The US Army is doing away with a once-a-month paycheck option. So if you’re currently serving in the Army, this is for you.
Starting October, active Army members will join fellow service members in other branches who receive a mid-month pay deposit, which is an advance of half of what the Defense Finance and Accounting Service (DFAS) estimates for your monthly payments. The DFAS usually issues a Leave and Earnings Statement (LES) to explain the breakdown of your pay. Then the end of the month pay covers the monthly payment minus the mid-month pay that was sent in advance.
Army members’ salaries are based on their base pay, Basic Allowance for Housing (BAH), Basic Allowance for Subsistence (BAS), and special pay. Since most of these are calculated monthly, the Army, which used to follow this pay period, had a more straightforward accounting when they issued LES to members. However, the default program for other branches is twice a month (except for the Air Force and Space Force members, who have an option to opt for once-a-month pay).
“The Air Force and Space Force will continue to offer the once-a-month pay option for members,” according to Laurel Falls, Department of the Air Force spokeswoman.
As for the pay dates, these will change, too. For the once-a-month payments, the Army used to send in the LES total the day after the last day of the current month. So, for example, if the pay period is the whole month of September, the previous day would be Sept. 30. Then, Army members receive their pay on Oct. 1, even though it’s a Saturday.
But, with this new schedule, it would mean that paycheck (starting October) will have a cut-off of Oct. 14, and payment will be sent the following day. The end of the month cut-off for Oct. 31 will be paid on Nov. 1. Note that bi-monthly payments would include other allowances and bonus estimates. If there’s an extra or shortage in the calculation, it will all be adjusted on the second pay cut for the month.
How Will This Affect Your Spending?
For most, receiving monthly payments work better because you see (and hold) the total amount you need to budget for the rest of the month.

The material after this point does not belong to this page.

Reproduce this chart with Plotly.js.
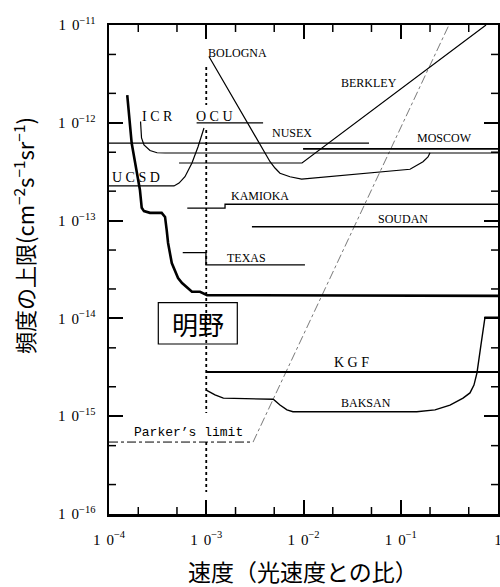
<!DOCTYPE html>
<html><head><meta charset="utf-8">
<script src="https://cdn.plot.ly/plotly-3.0.1.min.js"></script>
<style>html,body{margin:0;padding:0;background:#fff}</style>
</head><body><div id="chart" style="width:500px;height:587px"></div>
<script>
// ---- data ----
const akenoX = [1.54e-4, 1.71e-4, 2.08e-4, 2.17e-4, 2.29e-4, 2.64e-4, 3.48e-4, 3.77e-4, 3.92e-4, 4.05e-4, 4.42e-4, 4.78e-4, 5.13e-4, 5.64e-4, 6.34e-4, 7.13e-4, 8.63e-4, 1.02e-3, 1];
const akenoY = [1.92e-12, 6.2e-13, 2.06e-13, 1.35e-13, 1.25e-13, 1.2e-13, 1.2e-13, 1.09e-13, 8.0e-14, 5.9e-14, 3.68e-14, 2.98e-14, 2.59e-14, 2.30e-14, 2.05e-14, 1.87e-14, 1.87e-14, 1.73e-14, 1.7e-14];
const icrX = [2.11e-4, 2.16e-4, 2.29e-4, 2.64e-4, 3.12e-4, 3.77e-4, 1];
const icrY = [1.03e-12, 7.0e-13, 5.93e-13, 5.21e-13, 4.94e-13, 4.91e-13, 4.91e-13];
const ucsdX = [1e-4, 4.66e-4, 5.25e-4, 6.04e-4, 7.13e-4, 8.22e-4, 9.48e-4];
const ucsdY = [2.26e-13, 2.26e-13, 2.42e-13, 2.81e-13, 3.88e-13, 5.66e-13, 8.85e-13];
const ocuX = [7.96e-4, 3.84e-3];
const ocuY = [1e-12, 1e-12];
const nusexX = [1e-4, 4.72e-2];
const nusexY = [6.2e-13, 6.2e-13];
const moscowX = [9.9e-3, 1];
const moscowY = [5.4e-13, 5.4e-13];
const berkleyX = [5.25e-4, 9.66e-3, 0.753];
const berkleyY = [3.88e-13, 3.88e-13, 1e-11];
const bolognaX = [1.07e-3, 4.53e-3, 5.09e-3, 5.73e-3, 7.26e-3, 9.57e-3, 0.1245, 0.1694, 0.1906, 0.2];
const bolognaY = [4.74e-12, 4.0e-13, 3.45e-13, 3.05e-13, 2.81e-13, 2.66e-13, 3.35e-13, 4.0e-13, 4.47e-13, 4.94e-13];
const kamiokaX = [6.38e-4, 1.56e-3, 1.56e-3, 1];
const kamiokaY = [1.34e-13, 1.34e-13, 1.47e-13, 1.47e-13];
const soudanX = [2.95e-3, 1];
const soudanY = [8.67e-14, 8.67e-14];
const texasX = [5.73e-4, 9.93e-4, 9.93e-4, 1.035e-2];
const texasY = [4.7e-14, 4.7e-14, 3.52e-14, 3.52e-14];
const kgfX = [1e-3, 1];
const kgfY = [2.83e-15, 2.83e-15];
const baksanX = [1.0e-3, 1.23e-3, 1.50e-3, 4.89e-3, 5.73e-3, 6.76e-3, 7.79e-3, 0.146, 0.225, 0.321, 0.437, 0.515, 0.566, 0.608, 0.668, 0.735, 1];
const baksanY = [1.85e-15, 1.65e-15, 1.53e-15, 1.49e-15, 1.30e-15, 1.16e-15, 1.11e-15, 1.11e-15, 1.16e-15, 1.30e-15, 1.53e-15, 1.73e-15, 2.08e-15, 2.77e-15, 5.35e-15, 1.03e-14, 1.03e-14];
const parkerX = [1e-4, 3.03e-3, 0.313];
const parkerY = [5.44e-16, 5.44e-16, 1e-11];
const vlineX = [1e-3, 1e-3, null, 1e-3, 1e-3, null, 1e-3, 1e-3];
const vlineY = [3.72e-12, 1.52e-12, null, 8.43e-13, 1.08e-15, null, 5.44e-16, 1.68e-16];

const xTickVals = [1e-4, 1e-3, 1e-2, 1e-1, 1];
const xTickText = ['1\u2009\u20090<sup>−4</sup>', '1\u2009\u20090<sup>−3</sup>', '1\u2009\u20090<sup>−2</sup>', '1\u2009\u20090<sup>−1</sup>', '1'];
const yTickVals = [1e-16, 1e-15, 1e-14, 1e-13, 1e-12, 1e-11];
const yTickText = ['1\u2009\u20090<sup>−16</sup>', '1\u2009\u20090<sup>−15</sup>', '1\u2009\u20090<sup>−14</sup>', '1\u2009\u20090<sup>−13</sup>', '1\u2009\u20090<sup>−12</sup>', '1\u2009\u20090<sup>−11</sup>'];
const xMinor = [2e-4, 5e-4, 2e-3, 5e-3, 2e-2, 5e-2, 2e-1, 5e-1];
const yMinor = [2e-16, 5e-16, 2e-15, 5e-15, 2e-14, 5e-14, 2e-13, 5e-13, 2e-12, 5e-12];

// ---- layout helpers (pixel -> paper) ----
const L = 109, R = 498, T = 25, B = 514;
const px = v => (v - L) / (R - L);
const py = v => (B - v) / (B - T);

function line(x, y, w, dash, color) {
  return {x: x, y: y, type: 'scatter', mode: 'lines', hoverinfo: 'skip', showlegend: false,
          line: {color: color || '#000', width: w, dash: dash || 'solid'}, connectgaps: false};
}
const traces = [
  line(vlineX, vlineY, 1.8, 'dot'),
  line(parkerX.slice(0, 2), parkerY.slice(0, 2), 1, 'dashdot'),
  line(parkerX.slice(1), parkerY.slice(1), 0.8, 'dashdot', '#555'),
  line(nusexX, nusexY, 1.1),
  line(icrX, icrY, 1.2),
  line(ucsdX, ucsdY, 1.2),
  line(ocuX, ocuY, 1.2),
  line(moscowX, moscowY, 1.8),
  line(berkleyX, berkleyY, 1.2),
  line(bolognaX, bolognaY, 1.2),
  line(kamiokaX, kamiokaY, 1.3),
  line(soudanX, soudanY, 1.5),
  line(texasX, texasY, 1.3),
  line(kgfX, kgfY, 1.8),
  line(baksanX, baksanY, 1.4),
  line(akenoX, akenoY, 2.6)
];

const serif = 'Liberation Serif, Times New Roman, serif';
function lab(text, x, y, size, family) {
  return {text: text, xref: 'paper', yref: 'paper', x: px(x), y: py(y), xanchor: 'left', yanchor: 'middle',
          showarrow: false, borderpad: 0, font: {family: family || serif, size: size, color: '#000'}};
}
const annotations = [
  lab('BOLOGNA', 207, 52.5, 12),
  lab('BERKLEY', 340, 83, 12),
  lab('NUSEX', 271, 133, 12),
  lab('MOSCOW', 416, 138, 12),
  lab('KAMIOKA', 230, 196, 12),
  lab('SOUDAN', 377, 219, 12),
  lab('TEXAS', 226, 258, 12),
  lab('K G F', 333, 362, 14),
  lab('BAKSAN', 340, 403, 12),
  lab('I C R', 141, 117, 14),
  lab('O C U', 195, 117, 14),
  lab('U C S D', 111, 178, 14),
  lab('Parker’s limit', 133, 432, 13, 'Liberation Mono, Courier New, monospace'),
  {text: '明野', xref: 'paper', yref: 'paper', x: px(198), y: py(323.5), xanchor: 'center', yanchor: 'middle',
   showarrow: false, font: {family: 'Noto Sans CJK JP', size: 26, color: '#000'}},
  {text: '速度（光速度との比）', xref: 'paper', yref: 'paper', x: px(303), y: py(571), xanchor: 'center', yanchor: 'middle',
   showarrow: false, font: {family: 'Noto Sans CJK JP', size: 23, color: '#000'}},
  {text: '頻度の上限(cm<sup>−2</sup>s<sup>−1</sup>sr<sup>−1</sup>)', xref: 'paper', yref: 'paper', x: px(23), y: py(236),
   xanchor: 'center', yanchor: 'middle', textangle: -90, showarrow: false,
   font: {family: 'Noto Sans CJK JP', size: 22, color: '#000'}}
];

// minor ticks drawn on all four sides through the axis scales
const shapes = [{type: 'rect', xref: 'paper', yref: 'paper', x0: px(158.3), x1: px(237.3), y0: py(344), y1: py(302.7),
                 line: {color: '#000', width: 1.2}}];
const mtl = 7;
xMinor.forEach(v => {
  shapes.push({type: 'line', xref: 'x', yref: 'paper', x0: v, x1: v, y0: 0, y1: mtl / (B - T), line: {color: '#000', width: 1.5}});
  shapes.push({type: 'line', xref: 'x', yref: 'paper', x0: v, x1: v, y0: 1, y1: 1 - mtl / (B - T), line: {color: '#000', width: 1.5}});
});
yMinor.forEach(v => {
  shapes.push({type: 'line', xref: 'paper', yref: 'y', y0: v, y1: v, x0: 0, x1: mtl / (R - L), line: {color: '#000', width: 1.5}});
  shapes.push({type: 'line', xref: 'paper', yref: 'y', y0: v, y1: v, x0: 1, x1: 1 - mtl / (R - L), line: {color: '#000', width: 1.5}});
});

const axisCommon = {
  type: 'log', showgrid: false, zeroline: false, showline: true, linecolor: '#000', linewidth: 2.5,
  mirror: 'allticks', ticks: 'inside', ticklen: 14, tickwidth: 2, tickcolor: '#000',
  tickmode: 'array', ticklabeloverflow: 'allow', tickfont: {family: serif, size: 15, color: '#000'}
};
const layout = {
  width: 500, height: 587, paper_bgcolor: '#fff', plot_bgcolor: '#fff',
  margin: {l: L, r: 500 - R, t: T, b: 587 - B},
  xaxis: Object.assign({}, axisCommon, {range: [-4, 0], tickvals: xTickVals, ticktext: xTickText, ticklabelstandoff: 10}),
  yaxis: Object.assign({}, axisCommon, {range: [-16, -11], tickvals: yTickVals, ticktext: yTickText, ticklabelstandoff: 8}),
  shapes: shapes,
  annotations: annotations
};
Plotly.newPlot('chart', traces, layout, {staticPlot: true, displayModeBar: false});
</script>
</body></html>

It’s easy to tell yourself, “I will put the $200 aside for savings, and I can allot $50 for my leisure budget.” But, as financial experts say, it is best to account for your leisure or “fun activities” so you don’t squeeze yourself too much.
Then other necessities like rent, utilities, and transportation can easily be set aside when you are budgeting on a monthly basis.
If you’re used to seeing your entire paycheck for the month, the shift to a bi-monthly paycheck could be an adjustment. This means that instead of setting aside $500 upfront for rent, you will have to cut it down to $250 and wait for the next part of the monthly payment to come in to complete the full amount.
For others, this could be a pretty easy adjustment. But if you are new to this type of payment structure, you have to create a budget schedule that would work around bi-monthly payments. An example is setting aside the entire $500 for rent on the first half of the month’s payment, minimizing your expenses for that period, and rescheduling other utility payments, so they do not overlap.